My doctoral research investigated the creation of virtual reality content from textual input. This research is important because it makes powerful technologies like virtual reality and animation more accessible to people who are not experts in 3D modeling, such as teachers and language learners.
Currently, implementing animation in educational settings requires advanced technical skills, creating a significant barrier for many educators. By automating the creation process, this work provides a tool to enhance education, especially for early language learning.
What are the key findings or observations of your doctoral research?
The key finding is the development of a teacher-in-the-loop text-to-VR model.

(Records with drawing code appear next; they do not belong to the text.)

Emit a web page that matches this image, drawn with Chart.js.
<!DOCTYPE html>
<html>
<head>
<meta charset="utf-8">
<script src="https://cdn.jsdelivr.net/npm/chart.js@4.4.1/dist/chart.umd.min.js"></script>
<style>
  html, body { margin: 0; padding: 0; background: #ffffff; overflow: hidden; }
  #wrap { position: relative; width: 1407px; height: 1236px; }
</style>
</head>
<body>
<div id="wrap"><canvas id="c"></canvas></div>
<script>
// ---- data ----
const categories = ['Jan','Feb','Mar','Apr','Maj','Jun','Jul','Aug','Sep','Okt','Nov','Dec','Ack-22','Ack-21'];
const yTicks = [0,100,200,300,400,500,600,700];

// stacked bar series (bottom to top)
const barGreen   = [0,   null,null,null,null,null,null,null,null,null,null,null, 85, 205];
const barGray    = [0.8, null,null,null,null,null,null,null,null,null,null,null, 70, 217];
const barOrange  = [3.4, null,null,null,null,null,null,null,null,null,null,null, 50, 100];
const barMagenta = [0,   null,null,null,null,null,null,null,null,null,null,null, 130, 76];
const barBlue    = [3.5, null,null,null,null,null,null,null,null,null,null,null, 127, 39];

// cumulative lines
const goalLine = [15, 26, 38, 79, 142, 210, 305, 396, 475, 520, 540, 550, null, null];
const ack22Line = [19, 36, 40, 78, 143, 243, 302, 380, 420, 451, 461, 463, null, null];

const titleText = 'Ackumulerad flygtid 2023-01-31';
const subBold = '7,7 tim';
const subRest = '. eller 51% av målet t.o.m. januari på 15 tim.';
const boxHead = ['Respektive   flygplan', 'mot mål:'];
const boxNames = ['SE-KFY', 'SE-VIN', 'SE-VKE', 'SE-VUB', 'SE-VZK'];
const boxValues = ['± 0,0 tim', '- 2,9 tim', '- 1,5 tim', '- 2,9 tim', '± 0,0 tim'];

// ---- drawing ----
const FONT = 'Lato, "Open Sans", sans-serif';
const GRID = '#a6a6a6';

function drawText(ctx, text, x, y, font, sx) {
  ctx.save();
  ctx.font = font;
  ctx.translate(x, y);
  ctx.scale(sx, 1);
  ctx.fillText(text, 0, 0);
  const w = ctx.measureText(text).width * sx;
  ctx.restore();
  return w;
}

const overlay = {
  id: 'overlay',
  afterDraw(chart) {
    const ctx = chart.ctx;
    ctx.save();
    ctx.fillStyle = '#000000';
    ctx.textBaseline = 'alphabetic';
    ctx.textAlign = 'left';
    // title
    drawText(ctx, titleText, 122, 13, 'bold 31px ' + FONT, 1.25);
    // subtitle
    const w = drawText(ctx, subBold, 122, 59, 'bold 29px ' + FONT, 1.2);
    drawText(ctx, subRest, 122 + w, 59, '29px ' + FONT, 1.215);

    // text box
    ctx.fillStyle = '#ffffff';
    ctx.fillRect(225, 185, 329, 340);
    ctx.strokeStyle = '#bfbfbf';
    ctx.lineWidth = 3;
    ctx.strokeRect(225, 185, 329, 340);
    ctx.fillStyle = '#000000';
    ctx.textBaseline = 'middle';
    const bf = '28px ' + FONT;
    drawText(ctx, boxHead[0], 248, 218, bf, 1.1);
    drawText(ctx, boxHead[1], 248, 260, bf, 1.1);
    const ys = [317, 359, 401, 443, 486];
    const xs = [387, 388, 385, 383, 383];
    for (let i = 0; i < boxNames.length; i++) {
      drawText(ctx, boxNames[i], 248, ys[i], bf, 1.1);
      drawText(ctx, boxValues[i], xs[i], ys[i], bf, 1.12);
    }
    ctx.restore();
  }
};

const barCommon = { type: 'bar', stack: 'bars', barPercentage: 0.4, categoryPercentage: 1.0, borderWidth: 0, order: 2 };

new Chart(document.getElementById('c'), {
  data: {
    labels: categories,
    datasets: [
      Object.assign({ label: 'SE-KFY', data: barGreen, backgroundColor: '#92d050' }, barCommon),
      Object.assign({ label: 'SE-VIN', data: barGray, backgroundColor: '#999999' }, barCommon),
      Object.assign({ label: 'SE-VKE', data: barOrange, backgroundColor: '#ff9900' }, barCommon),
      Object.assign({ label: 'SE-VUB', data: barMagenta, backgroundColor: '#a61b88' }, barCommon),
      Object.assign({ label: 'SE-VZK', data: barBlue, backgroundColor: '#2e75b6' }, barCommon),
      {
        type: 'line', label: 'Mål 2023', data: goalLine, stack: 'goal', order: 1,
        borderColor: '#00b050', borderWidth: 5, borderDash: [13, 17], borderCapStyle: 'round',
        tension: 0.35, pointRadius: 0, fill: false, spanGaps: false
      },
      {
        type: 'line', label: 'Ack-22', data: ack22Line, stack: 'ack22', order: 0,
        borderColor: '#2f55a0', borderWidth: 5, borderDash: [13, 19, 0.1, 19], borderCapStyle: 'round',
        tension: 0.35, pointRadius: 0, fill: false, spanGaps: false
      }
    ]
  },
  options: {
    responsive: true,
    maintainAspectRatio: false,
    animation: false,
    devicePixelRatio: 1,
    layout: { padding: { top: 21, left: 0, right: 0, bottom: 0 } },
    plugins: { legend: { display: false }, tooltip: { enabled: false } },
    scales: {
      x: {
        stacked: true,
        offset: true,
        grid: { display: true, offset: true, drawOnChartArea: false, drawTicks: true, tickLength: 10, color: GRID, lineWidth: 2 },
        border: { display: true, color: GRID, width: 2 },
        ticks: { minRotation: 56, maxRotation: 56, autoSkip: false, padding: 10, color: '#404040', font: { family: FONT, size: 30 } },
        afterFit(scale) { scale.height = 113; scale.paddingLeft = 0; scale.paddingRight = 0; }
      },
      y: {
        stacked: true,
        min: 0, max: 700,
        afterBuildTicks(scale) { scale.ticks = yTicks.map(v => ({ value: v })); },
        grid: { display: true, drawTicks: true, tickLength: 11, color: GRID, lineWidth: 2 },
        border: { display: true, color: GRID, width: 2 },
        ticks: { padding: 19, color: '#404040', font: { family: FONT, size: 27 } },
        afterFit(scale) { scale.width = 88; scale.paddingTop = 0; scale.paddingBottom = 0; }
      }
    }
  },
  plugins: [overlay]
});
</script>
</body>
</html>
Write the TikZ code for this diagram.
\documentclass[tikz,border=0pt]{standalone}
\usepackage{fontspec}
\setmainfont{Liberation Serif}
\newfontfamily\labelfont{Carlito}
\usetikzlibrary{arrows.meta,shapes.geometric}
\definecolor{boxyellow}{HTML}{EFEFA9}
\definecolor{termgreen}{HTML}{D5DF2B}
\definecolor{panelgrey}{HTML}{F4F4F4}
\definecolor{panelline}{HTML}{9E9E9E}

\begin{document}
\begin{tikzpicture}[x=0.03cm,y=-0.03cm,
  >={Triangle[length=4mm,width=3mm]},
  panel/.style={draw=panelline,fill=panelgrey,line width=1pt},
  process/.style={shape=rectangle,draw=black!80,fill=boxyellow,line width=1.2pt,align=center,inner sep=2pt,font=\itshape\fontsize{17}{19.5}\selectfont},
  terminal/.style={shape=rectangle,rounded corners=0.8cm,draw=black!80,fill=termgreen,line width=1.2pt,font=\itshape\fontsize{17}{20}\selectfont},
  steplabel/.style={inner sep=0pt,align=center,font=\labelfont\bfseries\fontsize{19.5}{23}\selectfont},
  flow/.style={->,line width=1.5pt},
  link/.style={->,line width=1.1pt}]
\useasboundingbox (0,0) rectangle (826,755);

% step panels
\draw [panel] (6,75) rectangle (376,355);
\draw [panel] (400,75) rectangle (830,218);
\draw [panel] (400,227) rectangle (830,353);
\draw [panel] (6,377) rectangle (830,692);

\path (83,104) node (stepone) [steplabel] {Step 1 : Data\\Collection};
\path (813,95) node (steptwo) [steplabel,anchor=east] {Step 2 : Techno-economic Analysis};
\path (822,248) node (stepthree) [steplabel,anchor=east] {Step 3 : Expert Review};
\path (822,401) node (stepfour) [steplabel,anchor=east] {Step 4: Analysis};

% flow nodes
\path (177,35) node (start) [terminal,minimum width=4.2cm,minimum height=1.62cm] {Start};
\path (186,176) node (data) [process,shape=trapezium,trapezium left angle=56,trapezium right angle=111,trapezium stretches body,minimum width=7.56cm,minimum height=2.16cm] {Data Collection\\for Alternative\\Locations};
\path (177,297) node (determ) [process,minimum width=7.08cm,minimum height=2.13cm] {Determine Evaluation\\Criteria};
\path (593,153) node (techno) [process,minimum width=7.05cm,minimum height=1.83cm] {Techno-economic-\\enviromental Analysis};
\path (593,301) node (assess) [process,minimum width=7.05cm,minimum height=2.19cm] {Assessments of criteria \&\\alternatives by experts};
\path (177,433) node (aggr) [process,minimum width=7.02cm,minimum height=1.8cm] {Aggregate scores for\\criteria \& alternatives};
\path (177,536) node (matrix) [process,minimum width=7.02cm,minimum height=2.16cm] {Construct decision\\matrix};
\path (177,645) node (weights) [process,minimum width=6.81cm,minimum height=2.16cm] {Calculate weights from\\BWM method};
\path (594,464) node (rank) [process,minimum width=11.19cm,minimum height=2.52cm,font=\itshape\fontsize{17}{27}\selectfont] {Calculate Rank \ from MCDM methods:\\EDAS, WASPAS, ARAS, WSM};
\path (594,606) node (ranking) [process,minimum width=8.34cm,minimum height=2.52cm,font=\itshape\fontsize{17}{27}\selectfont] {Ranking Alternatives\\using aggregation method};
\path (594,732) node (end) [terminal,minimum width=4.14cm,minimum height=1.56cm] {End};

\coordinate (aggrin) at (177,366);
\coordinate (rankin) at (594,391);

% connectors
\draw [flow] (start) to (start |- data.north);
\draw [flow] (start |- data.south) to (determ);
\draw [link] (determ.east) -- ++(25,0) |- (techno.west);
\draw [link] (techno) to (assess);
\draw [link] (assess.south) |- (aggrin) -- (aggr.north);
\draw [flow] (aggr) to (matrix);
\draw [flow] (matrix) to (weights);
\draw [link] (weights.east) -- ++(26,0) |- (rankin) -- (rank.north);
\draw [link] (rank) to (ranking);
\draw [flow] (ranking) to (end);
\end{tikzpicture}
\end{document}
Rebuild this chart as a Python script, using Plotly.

For the public and educators, this provides a practical tool that allows teachers to create their own customized VR language-learning games using simple text, solving the common problem of curriculum misalignment in educational software.
For the scientific community, the research contributes a new animation pipeline, unique datasets for children's language, and syntax-aware AI models for visual semantic parsing, offering a new application for integrating generative AI into education.
How can the results of your doctoral research be utilised in practice?
The primary practical application of my doctoral research is Imikathen-VR, a system that enables K-1 and K-2 teachers to create their own customizable VR language learning games using natural language. This tool solves a key challenge by allowing educators to design exercises that directly align with their specific curriculum goals.
What are the key research methods and materials used in your doctoral research?
The methodology for my doctoral research was design science research, a framework focused on building and evaluating an artifact, in this case, the Text-to-VR system. Within this research framework, my work was heavily data-driven, centering on the fine-tuning of several pre-trained generative models for specific natural language understanding tasks. I worked with models such as T5 and BART for sentence simplification and adapted a BART-based model for converting reported speech to direct dialogue.
For the complex task of labeling the visual elements, I developed a syntax-aware RoBERTa-based model. I also used RoBERTa as a masked language model, alongside the ConceptNet knowledge base, to infer missing visual information from underspecified text. A significant component of the research was the creation of custom datasets, which were necessary because no suitable corpora existed. I manually annotated texts from Project Gutenberg's Children's Picture Books.
The doctoral dissertation of Nacir Bouali, MSc, entitled Virtual reality generation from natural language will be examined at the Faculty of Science, Forestry and Technology, Joensuu Campus. The opponent will be University Lecturer, Docent Jouni Smed, University of Turku, and the custos will be Professor Markku Tukiainen, University of Eastern Finland. Language of the public defence is English.